**Task statement**:
Copy all of the material exactly. Pictures are not to appear in the copy.

[begin Source excerpt]

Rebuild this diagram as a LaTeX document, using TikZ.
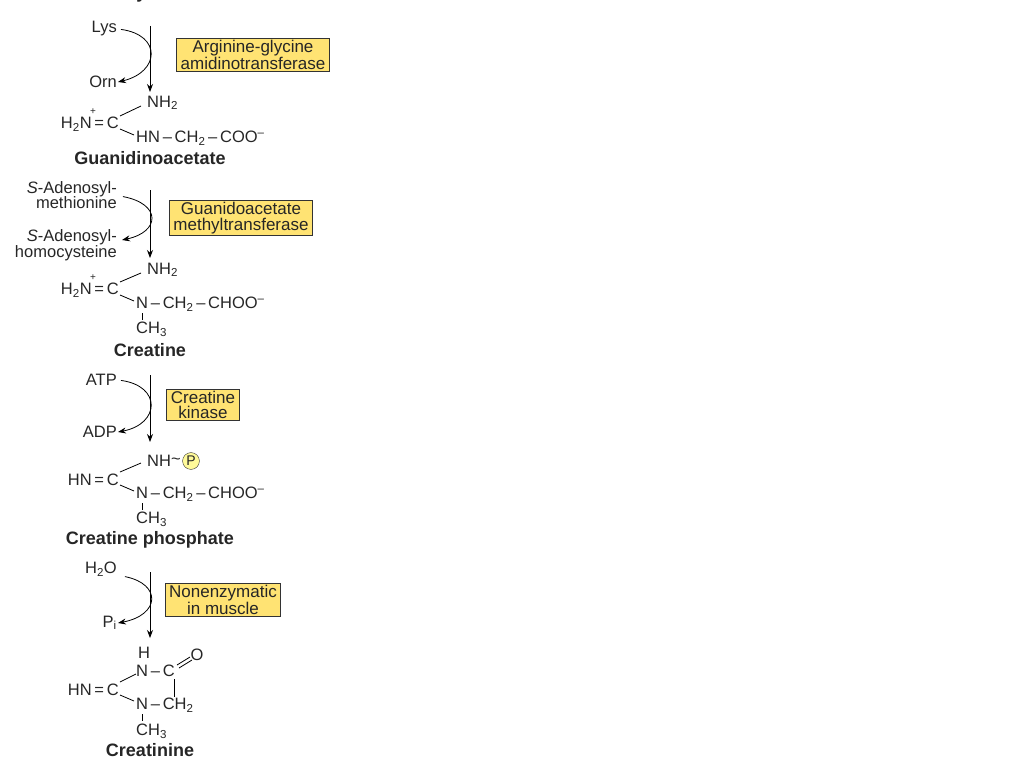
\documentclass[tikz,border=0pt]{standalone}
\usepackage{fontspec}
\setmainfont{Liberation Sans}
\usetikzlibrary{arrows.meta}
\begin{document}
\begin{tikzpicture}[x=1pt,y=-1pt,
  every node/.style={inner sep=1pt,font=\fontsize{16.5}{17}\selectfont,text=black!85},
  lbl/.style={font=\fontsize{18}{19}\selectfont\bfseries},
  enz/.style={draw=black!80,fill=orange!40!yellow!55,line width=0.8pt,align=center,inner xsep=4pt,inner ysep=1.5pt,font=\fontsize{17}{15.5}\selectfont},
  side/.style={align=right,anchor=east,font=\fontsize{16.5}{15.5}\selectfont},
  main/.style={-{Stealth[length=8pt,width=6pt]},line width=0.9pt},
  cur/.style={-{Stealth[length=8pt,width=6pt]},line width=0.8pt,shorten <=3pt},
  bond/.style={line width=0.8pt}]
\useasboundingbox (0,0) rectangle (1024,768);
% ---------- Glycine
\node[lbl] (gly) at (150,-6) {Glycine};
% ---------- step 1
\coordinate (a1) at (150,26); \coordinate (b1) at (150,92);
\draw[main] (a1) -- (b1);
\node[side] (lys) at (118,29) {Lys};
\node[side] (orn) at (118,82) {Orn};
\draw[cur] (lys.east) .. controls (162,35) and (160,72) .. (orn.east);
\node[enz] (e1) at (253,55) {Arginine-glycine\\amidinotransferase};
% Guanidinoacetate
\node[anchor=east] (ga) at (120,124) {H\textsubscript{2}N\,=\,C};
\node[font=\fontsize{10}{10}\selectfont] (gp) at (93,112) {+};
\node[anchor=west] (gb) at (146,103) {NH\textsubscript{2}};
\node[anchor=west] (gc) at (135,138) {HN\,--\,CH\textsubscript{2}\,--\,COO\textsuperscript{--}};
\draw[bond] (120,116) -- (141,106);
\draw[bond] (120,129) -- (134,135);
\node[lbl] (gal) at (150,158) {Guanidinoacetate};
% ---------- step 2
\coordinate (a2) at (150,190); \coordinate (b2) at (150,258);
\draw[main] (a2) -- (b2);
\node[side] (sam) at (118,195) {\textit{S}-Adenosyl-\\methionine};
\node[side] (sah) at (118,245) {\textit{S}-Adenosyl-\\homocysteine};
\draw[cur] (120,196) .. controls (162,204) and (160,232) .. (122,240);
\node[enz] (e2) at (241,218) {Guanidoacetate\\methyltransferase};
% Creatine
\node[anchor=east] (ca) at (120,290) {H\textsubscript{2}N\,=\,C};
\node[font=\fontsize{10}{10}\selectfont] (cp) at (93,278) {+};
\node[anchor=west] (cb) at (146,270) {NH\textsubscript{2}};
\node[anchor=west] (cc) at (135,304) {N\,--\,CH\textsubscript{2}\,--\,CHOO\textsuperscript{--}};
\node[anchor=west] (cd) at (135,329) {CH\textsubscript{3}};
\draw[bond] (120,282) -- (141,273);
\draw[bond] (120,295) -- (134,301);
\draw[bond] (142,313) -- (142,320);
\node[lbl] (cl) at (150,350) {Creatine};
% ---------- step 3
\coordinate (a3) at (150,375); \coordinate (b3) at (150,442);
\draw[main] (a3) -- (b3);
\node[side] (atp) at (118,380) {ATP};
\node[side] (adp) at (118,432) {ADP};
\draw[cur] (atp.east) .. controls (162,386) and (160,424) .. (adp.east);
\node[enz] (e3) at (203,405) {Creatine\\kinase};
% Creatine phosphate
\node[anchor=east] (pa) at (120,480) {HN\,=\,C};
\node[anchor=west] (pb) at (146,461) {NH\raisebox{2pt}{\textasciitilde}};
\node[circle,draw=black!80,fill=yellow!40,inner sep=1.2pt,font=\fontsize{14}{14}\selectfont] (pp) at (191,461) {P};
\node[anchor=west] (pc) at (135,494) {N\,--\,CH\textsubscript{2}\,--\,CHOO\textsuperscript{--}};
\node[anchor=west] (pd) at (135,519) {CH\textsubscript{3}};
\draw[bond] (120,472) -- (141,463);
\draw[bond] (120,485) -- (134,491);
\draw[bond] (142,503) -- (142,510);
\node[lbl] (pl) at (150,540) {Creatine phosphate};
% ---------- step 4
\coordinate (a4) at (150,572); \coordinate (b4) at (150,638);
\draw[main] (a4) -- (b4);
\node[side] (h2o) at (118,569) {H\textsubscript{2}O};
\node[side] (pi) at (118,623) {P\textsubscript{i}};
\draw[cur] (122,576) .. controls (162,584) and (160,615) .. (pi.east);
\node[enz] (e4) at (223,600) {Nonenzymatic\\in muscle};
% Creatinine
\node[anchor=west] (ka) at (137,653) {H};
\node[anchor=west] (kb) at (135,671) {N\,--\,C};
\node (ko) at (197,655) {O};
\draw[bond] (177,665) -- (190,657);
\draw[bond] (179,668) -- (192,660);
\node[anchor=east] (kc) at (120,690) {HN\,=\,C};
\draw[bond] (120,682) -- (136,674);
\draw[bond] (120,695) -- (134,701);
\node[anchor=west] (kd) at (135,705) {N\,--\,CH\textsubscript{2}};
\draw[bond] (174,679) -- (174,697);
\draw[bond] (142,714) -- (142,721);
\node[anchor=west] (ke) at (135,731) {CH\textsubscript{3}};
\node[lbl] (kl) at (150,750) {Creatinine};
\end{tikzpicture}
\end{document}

[end Source excerpt]

**Correct response**:
Rebuild this diagram as a LaTeX document, using TikZ.
\documentclass[tikz,border=0pt]{standalone}
\usepackage{fontspec}
\setmainfont{Liberation Sans}
\usetikzlibrary{arrows.meta}
\begin{document}
\begin{tikzpicture}[x=1pt,y=-1pt,
  every node/.style={inner sep=1pt,font=\fontsize{16.5}{17}\selectfont,text=black!85},
  lbl/.style={font=\fontsize{18}{19}\selectfont\bfseries},
  enz/.style={draw=black!80,fill=orange!40!yellow!55,line width=0.8pt,align=center,inner xsep=4pt,inner ysep=1.5pt,font=\fontsize{17}{15.5}\selectfont},
  side/.style={align=right,anchor=east,font=\fontsize{16.5}{15.5}\selectfont},
  main/.style={-{Stealth[length=8pt,width=6pt]},line width=0.9pt},
  cur/.style={-{Stealth[length=8pt,width=6pt]},line width=0.8pt,shorten <=3pt},
  bond/.style={line width=0.8pt}]
\useasboundingbox (0,0) rectangle (1024,768);
% ---------- Glycine
\node[lbl] (gly) at (150,-6) {Glycine};
% ---------- step 1
\coordinate (a1) at (150,26); \coordinate (b1) at (150,92);
\draw[main] (a1) -- (b1);
\node[side] (lys) at (118,29) {Lys};
\node[side] (orn) at (118,82) {Orn};
\draw[cur] (lys.east) .. controls (162,35) and (160,72) .. (orn.east);
\node[enz] (e1) at (253,55) {Arginine-glycine\\amidinotransferase};
% Guanidinoacetate
\node[anchor=east] (ga) at (120,124) {H\textsubscript{2}N\,=\,C};
\node[font=\fontsize{10}{10}\selectfont] (gp) at (93,112) {+};
\node[anchor=west] (gb) at (146,103) {NH\textsubscript{2}};
\node[anchor=west] (gc) at (135,138) {HN\,--\,CH\textsubscript{2}\,--\,COO\textsuperscript{--}};
\draw[bond] (120,116) -- (141,106);
\draw[bond] (120,129) -- (134,135);
\node[lbl] (gal) at (150,158) {Guanidinoacetate};
% ---------- step 2
\coordinate (a2) at (150,190); \coordinate (b2) at (150,258);
\draw[main] (a2) -- (b2);
\node[side] (sam) at (118,195) {\textit{S}-Adenosyl-\\methionine};
\node[side] (sah) at (118,245) {\textit{S}-Adenosyl-\\homocysteine};
\draw[cur] (120,196) .. controls (162,204) and (160,232) .. (122,240);
\node[enz] (e2) at (241,218) {Guanidoacetate\\methyltransferase};
% Creatine
\node[anchor=east] (ca) at (120,290) {H\textsubscript{2}N\,=\,C};
\node[font=\fontsize{10}{10}\selectfont] (cp) at (93,278) {+};
\node[anchor=west] (cb) at (146,270) {NH\textsubscript{2}};
\node[anchor=west] (cc) at (135,304) {N\,--\,CH\textsubscript{2}\,--\,CHOO\textsuperscript{--}};
\node[anchor=west] (cd) at (135,329) {CH\textsubscript{3}};
\draw[bond] (120,282) -- (141,273);
\draw[bond] (120,295) -- (134,301);
\draw[bond] (142,313) -- (142,320);
\node[lbl] (cl) at (150,350) {Creatine};
% ---------- step 3
\coordinate (a3) at (150,375); \coordinate (b3) at (150,442);
\draw[main] (a3) -- (b3);
\node[side] (atp) at (118,380) {ATP};
\node[side] (adp) at (118,432) {ADP};
\draw[cur] (atp.east) .. controls (162,386) and (160,424) .. (adp.east);
\node[enz] (e3) at (203,405) {Creatine\\kinase};
% Creatine phosphate
\node[anchor=east] (pa) at (120,480) {HN\,=\,C};
\node[anchor=west] (pb) at (146,461) {NH\raisebox{2pt}{\textasciitilde}};
\node[circle,draw=black!80,fill=yellow!40,inner sep=1.2pt,font=\fontsize{14}{14}\selectfont] (pp) at (191,461) {P};
\node[anchor=west] (pc) at (135,494) {N\,--\,CH\textsubscript{2}\,--\,CHOO\textsuperscript{--}};
\node[anchor=west] (pd) at (135,519) {CH\textsubscript{3}};
\draw[bond] (120,472) -- (141,463);
\draw[bond] (120,485) -- (134,491);
\draw[bond] (142,503) -- (142,510);
\node[lbl] (pl) at (150,540) {Creatine phosphate};
% ---------- step 4
\coordinate (a4) at (150,572); \coordinate (b4) at (150,638);
\draw[main] (a4) -- (b4);
\node[side] (h2o) at (118,569) {H\textsubscript{2}O};
\node[side] (pi) at (118,623) {P\textsubscript{i}};
\draw[cur] (122,576) .. controls (162,584) and (160,615) .. (pi.east);
\node[enz] (e4) at (223,600) {Nonenzymatic\\in muscle};
% Creatinine
\node[anchor=west] (ka) at (137,653) {H};
\node[anchor=west] (kb) at (135,671) {N\,--\,C};
\node (ko) at (197,655) {O};
\draw[bond] (177,665) -- (190,657);
\draw[bond] (179,668) -- (192,660);
\node[anchor=east] (kc) at (120,690) {HN\,=\,C};
\draw[bond] (120,682) -- (136,674);
\draw[bond] (120,695) -- (134,701);
\node[anchor=west] (kd) at (135,705) {N\,--\,CH\textsubscript{2}};
\draw[bond] (174,679) -- (174,697);
\draw[bond] (142,714) -- (142,721);
\node[anchor=west] (ke) at (135,731) {CH\textsubscript{3}};
\node[lbl] (kl) at (150,750) {Creatinine};
\end{tikzpicture}
\end{document}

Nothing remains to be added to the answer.